— Start —

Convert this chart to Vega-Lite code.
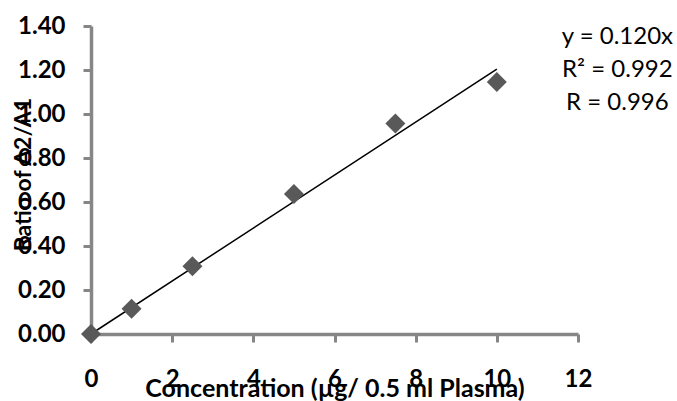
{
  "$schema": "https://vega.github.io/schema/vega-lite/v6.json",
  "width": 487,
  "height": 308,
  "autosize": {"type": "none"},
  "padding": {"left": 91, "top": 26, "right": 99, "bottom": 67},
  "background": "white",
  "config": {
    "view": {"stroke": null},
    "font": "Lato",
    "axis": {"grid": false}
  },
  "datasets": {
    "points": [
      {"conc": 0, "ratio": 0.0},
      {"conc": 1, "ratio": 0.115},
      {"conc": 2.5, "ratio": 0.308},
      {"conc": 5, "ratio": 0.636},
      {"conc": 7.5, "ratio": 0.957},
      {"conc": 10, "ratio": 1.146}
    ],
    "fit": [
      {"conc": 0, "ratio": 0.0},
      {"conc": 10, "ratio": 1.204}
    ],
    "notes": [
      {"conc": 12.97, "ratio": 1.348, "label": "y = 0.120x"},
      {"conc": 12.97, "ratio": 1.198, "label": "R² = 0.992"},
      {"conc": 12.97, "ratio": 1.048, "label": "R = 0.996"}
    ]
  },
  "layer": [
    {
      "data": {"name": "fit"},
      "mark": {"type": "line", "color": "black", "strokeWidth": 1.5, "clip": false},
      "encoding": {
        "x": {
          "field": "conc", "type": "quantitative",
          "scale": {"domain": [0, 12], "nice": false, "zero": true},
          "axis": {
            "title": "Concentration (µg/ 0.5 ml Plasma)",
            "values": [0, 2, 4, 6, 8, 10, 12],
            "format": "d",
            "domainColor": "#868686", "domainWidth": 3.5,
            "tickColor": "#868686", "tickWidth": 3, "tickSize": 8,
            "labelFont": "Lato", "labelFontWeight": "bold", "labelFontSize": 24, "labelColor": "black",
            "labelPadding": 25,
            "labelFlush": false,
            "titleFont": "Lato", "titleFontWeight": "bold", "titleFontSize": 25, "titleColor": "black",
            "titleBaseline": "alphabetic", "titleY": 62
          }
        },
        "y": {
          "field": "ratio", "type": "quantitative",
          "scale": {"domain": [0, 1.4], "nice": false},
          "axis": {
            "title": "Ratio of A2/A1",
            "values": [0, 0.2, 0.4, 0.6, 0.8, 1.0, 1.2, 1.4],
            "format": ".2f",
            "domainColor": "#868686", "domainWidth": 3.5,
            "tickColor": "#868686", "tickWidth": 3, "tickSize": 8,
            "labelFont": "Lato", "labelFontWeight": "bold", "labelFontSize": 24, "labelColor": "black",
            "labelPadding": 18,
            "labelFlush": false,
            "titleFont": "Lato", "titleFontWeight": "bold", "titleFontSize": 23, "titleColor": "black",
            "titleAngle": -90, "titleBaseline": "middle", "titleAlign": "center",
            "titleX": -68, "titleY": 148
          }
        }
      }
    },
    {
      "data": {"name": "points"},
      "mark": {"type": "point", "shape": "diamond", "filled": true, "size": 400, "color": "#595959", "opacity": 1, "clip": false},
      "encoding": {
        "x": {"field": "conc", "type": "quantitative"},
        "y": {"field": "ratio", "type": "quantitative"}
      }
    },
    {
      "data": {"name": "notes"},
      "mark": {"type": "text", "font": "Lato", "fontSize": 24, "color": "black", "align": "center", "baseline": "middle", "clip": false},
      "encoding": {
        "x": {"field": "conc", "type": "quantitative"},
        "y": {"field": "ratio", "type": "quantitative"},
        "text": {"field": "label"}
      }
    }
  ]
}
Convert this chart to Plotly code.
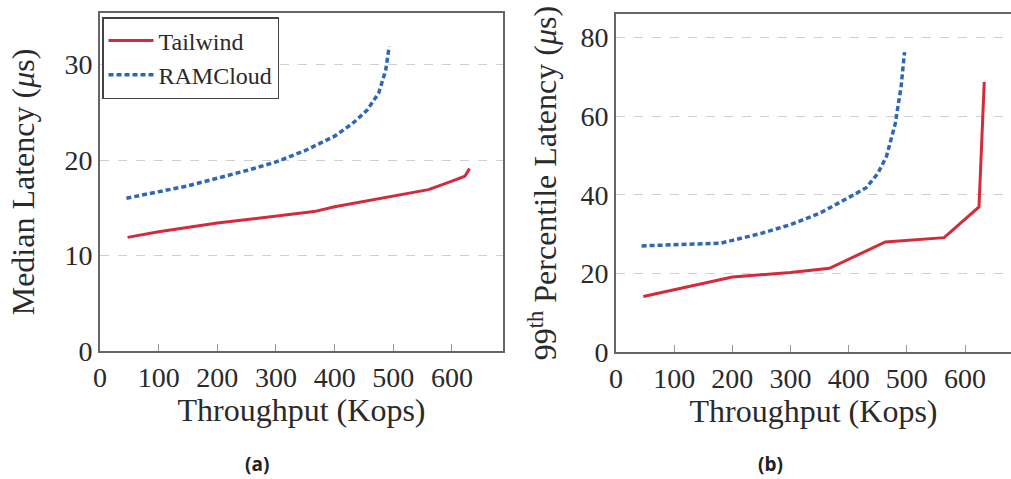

— End —

**Directions for this task**
Tally up the lines holding the word "code" in the data above, and answer with that figure only.

**Correct output**
2